Le même danger guette les hommes politiques et les diplomates russes qui attendent, parfois avec une certaine naïveté, le soutien quasi automatique de la France même pour les problèmes où les intérêts ou les valeurs des deux pays ne coïncident pas. Ce qui est pardonné aux autres ne l’est pas à « l’ami historique ». Le trait caractéristique de la diplomatie française qui est particulièrement mal digéré par les Russes, est sans doute son côté pédagogique, son attitude de la « donneuse de leçons » concernant les « grands principes », tel que le respect des droits de l’homme supposés être nés à Paris le 14 juillet 1789 et donc devenus son apanage exclusif. Les Français se voient accusés de pratiquer une politique de deux poids, deux mesures, oubliant volontiers certaines pages de leur propre histoire quand ils reprochent les mêmes comportements peu reluisants aux autres.
Pendant longtemps les Russes regardaient aussi avec une certaine irritation l’attachement pointilleux de la diplomatie française aux normes de droit frisant parfois la manie de la virgule. On y voyait la manifestation d’un juridisme procédurier et formaliste, excessivement ignorant de la réalité vivante. Mais aujourd’hui cette particularité est non seulement mieux comprise, mais largement partagée par Moscou. Face à l’unilatéralisme de l’unique « hyper-Puissance » globale – les Etats-Unis – la Russie, tout comme la France, insiste sur la nécessité du respect scrupuleux des règles de droit et la recherche de décisions concertées dans le cadre des organisations internationales, à commencer pas l’ONU et son Conseil de Sécurité. Le conflit autour de l’Irak en fournit un exemple probant.
Le terrain de prédilection du rapprochement entre les diplomaties russe et française est sans doute le concept d’un monde multipolaire. L’une comme l’autre se défendent pourtant avec la dernière énergie contre tout soupçon d’anti-américanisme primaire. Ce concept est présenté non comme le retour au système de limites et de contrepoids des blocs opposés ou système de « concert des puissances » cher à Metternich, mais comme l’unique alternative à toute velleité hégémonique d’où qu’elle vienne, et comme un moyen de rechercher des complémentarités équilibrées entre les rives de l’Atlantique et du Pacifique.

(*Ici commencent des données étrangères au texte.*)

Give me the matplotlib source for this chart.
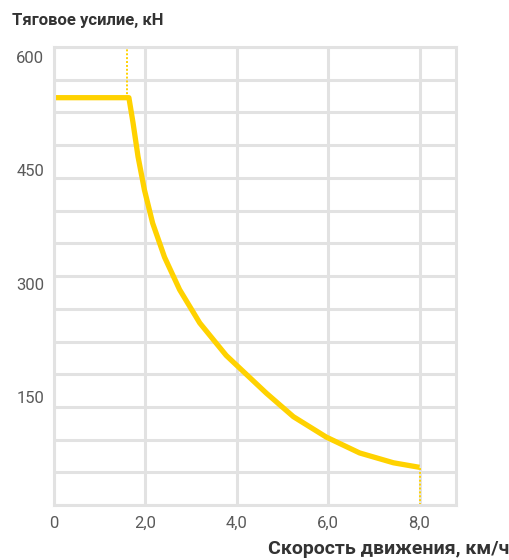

La Russie n’est nullement choquée par la propension de la diplomatie française à compenser le poids relativement limité de la France dans le monde contemporain par les tentatives de parler au nom des autres qui ne peuvent ou n’osent pas le faire, à commencer par certains membres de l’Union européenne. Cette tendance permet de limiter la lourdeur de la bureaucratie de Bruxelles et de faire avancer les dossiers délicats entre l’UE et les Etats de l’espace post-soviétique.
En somme, de nos jours la diplomatie française apparaît aux yeux des Russes comme un partenaire privilégié non dans une alliance dirigée contre un pays comme ce fut le cas en 1891, 1935, 1944 contre l’Allemagne, mais plutôt dans la commu-nauté internationale civilisée et unie pour affronter ensemble les défis redoutables du XXIème siècle – le contraste Nord-Sud, le terrorisme international, la prolifération des armes de destruction massive, le crime organisé, le trafic de drogue, des armes, des hommes, les migrations non-contrôlées etc.